Studies suggest that racial discrimination and gender bias affect mental and physical health, and have been linked to high blood pressure, anxiety, and depression. And although women of color might experience discrimination or bias separately, it’s not uncommon for there to be both at the same time.
So, in the interest of showing how pervasive these behaviors are in so many different workplaces, here are some stories about these issues as well as some ways that women deal with them.
“My staff seemed surprised to know that I existed upon meeting me, and they didn’t hide their shock.”
All of my experiences with discrimination and gender bias are nuanced; every conversation adds a new layer. I’m a school psychologist, and have lived all over the US, but constantly run into ignorance in Utah, where I guess being a woman of color with a graduate degree and professional experience is exotic. My staff seemed surprised to know that I existed upon meeting me, and they didn’t hide their shock. I’m constantly second-guessed, until I start quoting law and rattling off all the places I’ve practiced. I try not to focus on it all the time, but some people are really rattled by my presence and comfort in my own skin.
—Casey D., Facebook
“I once handed a coffee to a white man, and he looked at the logo and said, ‘Huh, looks like you’ under his breath.”
I am half-white and half-Polynesian (Samoan and Hawaiian), and I work at Starbucks. I once handed a coffee to a white man, and he looked at the logo and said, “Huh, looks like you” under his breath. I laughed out of fear and awkwardness. He aggressively took the cup from my hand, spilling it on my hand, and said, “Not a compliment.” Then he just left.
“The guy ignored me and asked my employees questions about MY project the entire time.”
One time I went to a conference with my two male employees. They introduced me to another man there who was from another organization so that I could tell him about some initiatives I was directing. The guy ignored me and asked my employees questions about MY project the entire time. When I gave input, he didn’t listen at all.
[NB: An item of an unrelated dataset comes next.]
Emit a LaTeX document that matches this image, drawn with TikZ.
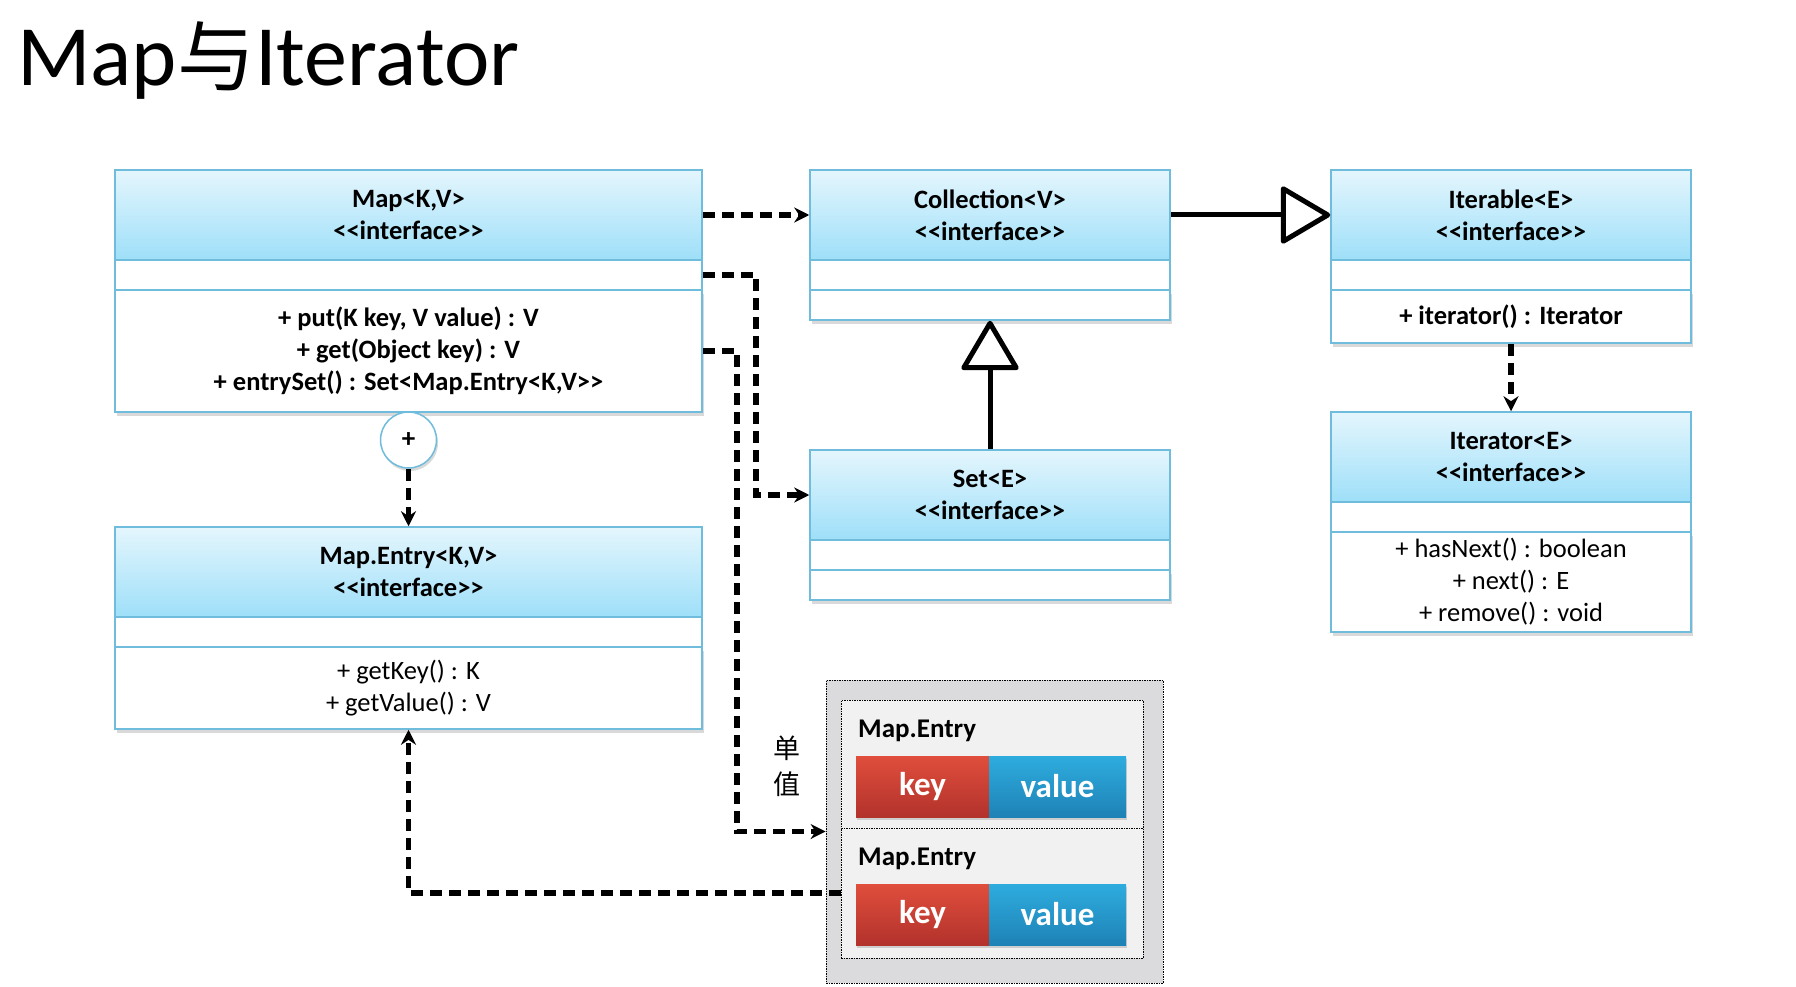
\documentclass[tikz,border=0pt]{standalone}
\usepackage{fontspec}
\setmainfont{Carlito}
\newfontfamily\cjk{Noto Sans CJK SC}
\usepackage{tikz}
\usetikzlibrary{shapes,arrows.meta,positioning,calc,shadows}
\newcommand\dlt{<\kern0pt<}
\newcommand\dgt{>\kern0pt>}
\definecolor{umlline}{RGB}{112,188,220}
\definecolor{headtop}{RGB}{228,246,253}
\definecolor{headbot}{RGB}{158,223,249}
\definecolor{keytop}{RGB}{224,78,60}
\definecolor{keybot}{RGB}{178,50,44}
\definecolor{valtop}{RGB}{46,172,222}
\definecolor{valbot}{RGB}{30,130,182}
\definecolor{outergray}{RGB}{219,219,221}
\definecolor{innergray}{RGB}{241,241,242}
\tikzstyle{head} = [rectangle, draw=umlline, line width=1.5pt, top color=headtop, bottom color=headbot, minimum height=90pt, inner sep=0pt, align=center, font=\fontsize{26.5}{32}\selectfont\bfseries]
\tikzstyle{attr} = [rectangle, draw=umlline, line width=1.5pt, fill=white, minimum height=30pt, inner sep=0pt]
\tikzstyle{meth} = [rectangle, draw=umlline, line width=1.5pt, fill=white, inner sep=0pt, align=center, font=\fontsize{26.5}{32}\selectfont, drop shadow={shadow xshift=1.5pt, shadow yshift=-4pt, opacity=0.3}]
\tikzstyle{dep} = [line width=5.5pt, dash pattern=on 12pt off 7pt, -{Stealth[length=15pt,width=15pt]}]
\tikzstyle{gen} = [line width=5pt, -{Triangle[fill=white, round, length=52pt, width=60pt]}]
\tikzstyle{entrybox} = [rectangle, fill=innergray, draw, line width=0.8pt, dash pattern=on 1.5pt off 1pt, minimum width=302pt, inner sep=0pt]
\tikzstyle{keybar} = [rectangle, top color=keytop, bottom color=keybot, text=white, minimum width=133pt, minimum height=61pt, font=\fontsize{33}{33}\selectfont\bfseries, drop shadow={shadow xshift=1pt, shadow yshift=-3pt, opacity=0.3}]
\tikzstyle{valbar} = [rectangle, top color=valtop, bottom color=valbot, text=white, minimum width=137pt, minimum height=61pt, font=\fontsize{33}{33}\selectfont\bfseries, drop shadow={shadow xshift=1pt, shadow yshift=-3pt, opacity=0.3}]
\tikzstyle{entrylabel} = [anchor=base west, inner sep=0pt, font=\fontsize{27}{30}\selectfont\bfseries]

\begin{document}
\begin{tikzpicture}[x=1pt, y=-1pt]
    \useasboundingbox (0,0) rectangle (1796,987);
    \node[anchor=base west, inner sep=0pt, font=\fontsize{86}{86}\selectfont] (title) at (17,86) {Map{\cjk\fontsize{78}{78}\selectfont 与}Iterator};
    \node[head, minimum width=587pt] (maph) at (408.5,215) {Map<K,V>\\\dlt interface\dgt};
    \node[attr, minimum width=587pt] (mapa) at (408.5,275) {};
    \node[meth, minimum width=587pt, minimum height=122pt, font=\fontsize{26.5}{32}\selectfont\bfseries] (mapm) at (408.5,351) {+ put(K key, V value) : V\\+ get(Object key) : V\\+ entrySet() : Set<Map.Entry<K,V\dgt};
    \node[head, minimum width=360pt] (colh) at (990,215) {Collection<V>\\\dlt interface\dgt};
    \node[attr, minimum width=360pt] (cola) at (990,275) {};
    \node[meth, minimum width=360pt, minimum height=30pt] (colm) at (990,305) {};
    \node[head, minimum width=360pt] (seth) at (990,495) {Set<E>\\\dlt interface\dgt};
    \node[attr, minimum width=360pt] (seta) at (990,555) {};
    \node[meth, minimum width=360pt, minimum height=30pt] (setm) at (990,585) {};
    \node[head, minimum width=360pt] (itbh) at (1511,215) {Iterable<E>\\\dlt interface\dgt};
    \node[attr, minimum width=360pt] (itba) at (1511,275) {};
    \node[meth, minimum width=360pt, minimum height=53pt, font=\fontsize{26.5}{32}\selectfont\bfseries] (itbm) at (1511,316.5) {+ iterator() : Iterator};
    \node[head, minimum width=360pt] (itrh) at (1511,457) {Iterator<E>\\\dlt interface\dgt};
    \node[attr, minimum width=360pt] (itra) at (1511,517) {};
    \node[meth, minimum width=360pt, minimum height=100pt] (itrm) at (1511,582) {+ hasNext() : boolean\\+ next() : E\\+ remove() : void};
    \node[head, minimum width=587pt] (enth) at (408.5,572) {Map.Entry<K,V>\\\dlt interface\dgt};
    \node[attr, minimum width=587pt] (enta) at (408.5,632) {};
    \node[meth, minimum width=587pt, minimum height=82pt] (entm) at (408.5,688) {+ getKey() : K\\+ getValue() : V};
    \node[circle, draw=umlline, line width=1.5pt, fill=white, minimum size=56pt, inner sep=0pt, font=\fontsize{27}{27}\selectfont\bfseries, drop shadow={shadow xshift=1.5pt, shadow yshift=-3pt, opacity=0.3}] (plus) at (408.5,440) {+};
    \node[rectangle, fill=outergray, draw, line width=0.8pt, dash pattern=on 1.5pt off 1pt, minimum width=337pt, minimum height=303pt] (table) at (994.5,831.5) {};
    \node[entrybox, minimum height=128pt] (entry1) at (992,764) {};
    \node[entrybox, minimum height=130pt] (entry2) at (992,893) {};
    \node[entrylabel] (lbl1) at (858,737) {Map.Entry};
    \node[entrylabel] (lbl2) at (858,865) {Map.Entry};
    \node[keybar] (key1) at (922.5,786.5) {key};
    \node[valbar] (val1) at (1057.5,786.5) {value};
    \node[keybar] (key2) at (922.5,914.5) {key};
    \node[valbar] (val2) at (1057.5,914.5) {value};
    \node[align=center, font=\cjk\fontsize{27}{36}\selectfont] (single) at (787,766) {单\\值};
    \draw[dep] (maph.east) -- (colh.west);
    \draw[dep] (mapa.east) -- ++(53,0) |- (seth.west);
    \draw[dep] (mapm.east) -- ++(34,0) |- (table.west);
    \draw[dep] (entry2.west) -| (entm.south);
    \draw[dep] (plus.south) -- (enth.north);
    \draw[dep] (itbm.south) -- (itrh.north);
    \draw[gen] (colh.east) -- (itbh.west);
    \draw[gen] (seth.north) -- (colm.south);
\end{tikzpicture}
\end{document}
“Currently, I’m getting underpaid by about $13,000 a year compared to a male coworker who has the same position.”
Currently, I’m getting underpaid by about $13,000 a year compared to a male coworker who has the same position, same credentials, and same experience as me. Both of us, as well as some others on my team, collectively deal with it by showing our employer that we are aware of it and will not tolerate it. We went to our union with the information and they’re going to try to negotiate equal pay starting in March. If they cannot change anything, we’ll continue to show a unified front by taking the legal route.
“They’ll even ask if my company contracted me to work to meet diversity requirements.”
Both new coworkers and clients automatically assume that I’m an intern or someone’s part-time assistant rather than a salaried employee with a grad degree. Whether I’m in the office or on the road, questions come up like, “So you’re an intern?” or “When do you finish up school?” They’ll even ask if my company contracted me to work to meet diversity requirements. I got so tired of responding to these ignorant assumptions that I’ve started nicely replying, “What makes you think that?” At that point, they’ll usually start fumbling — I think it makes them realize their subtle prejudice.
“Self-segregating and checking on each other daily was a matter of mental survival.”
I use to work for a Catholic diocese. There were so few black people there that out of seven floors, there were less than 40 of us. We all kept close to each other; visiting each other’s desks, sitting together at work functions. Self-segregating and checking on each other daily was a matter of mental survival. There were times where I had to walk away from my desk in tears of pure anger because of things white coworkers would say. Thankfully, I’m no longer there. I definitely recommend that black women try to look for jobs in environments where you see others who look like you.
—Lauron Thomas, Facebook
“One of the employees came up to me to tell me that they had cameras in the store.”
I worked in retail a couple years ago, and part of our training was to go into other stores to see how promptly customers are greeted. I went into this one store and browsed around for about eight minutes before one of the employees came up to me to tell me that they had cameras in the store.
“He got extremely offended, and said, ‘How do you think it makes me feel that the most attractive girl in this bar doesn’t like men?'”
My girlfriend had just started her new job. She’s a bartender, and this creepy older dude kept hitting on her. When she finally told him that she was gay and that she had a girlfriend, he got extremely offended, and said, “How do you think it makes me feel that the most attractive girl in this bar doesn’t like men?”
—Kristen Ciambella, Facebook
“My height makes every guy think I can’t possibly do things on my own.”
I’m a server. My height (5’3″) makes every guy think I can’t possibly do things on my own. Like it’s crazy I can lift a tray with so many plates. So when I’m reaching for something or lifting massive amounts of plates with one hand over my head, I laugh. At the people who believe women can’t do what men do easily. At the people who tell me to “be careful not to break a nail.” At the people who clearly have no idea I’m a strong, independent woman, and I’ve got this.
Responses have been edited for length and clarity.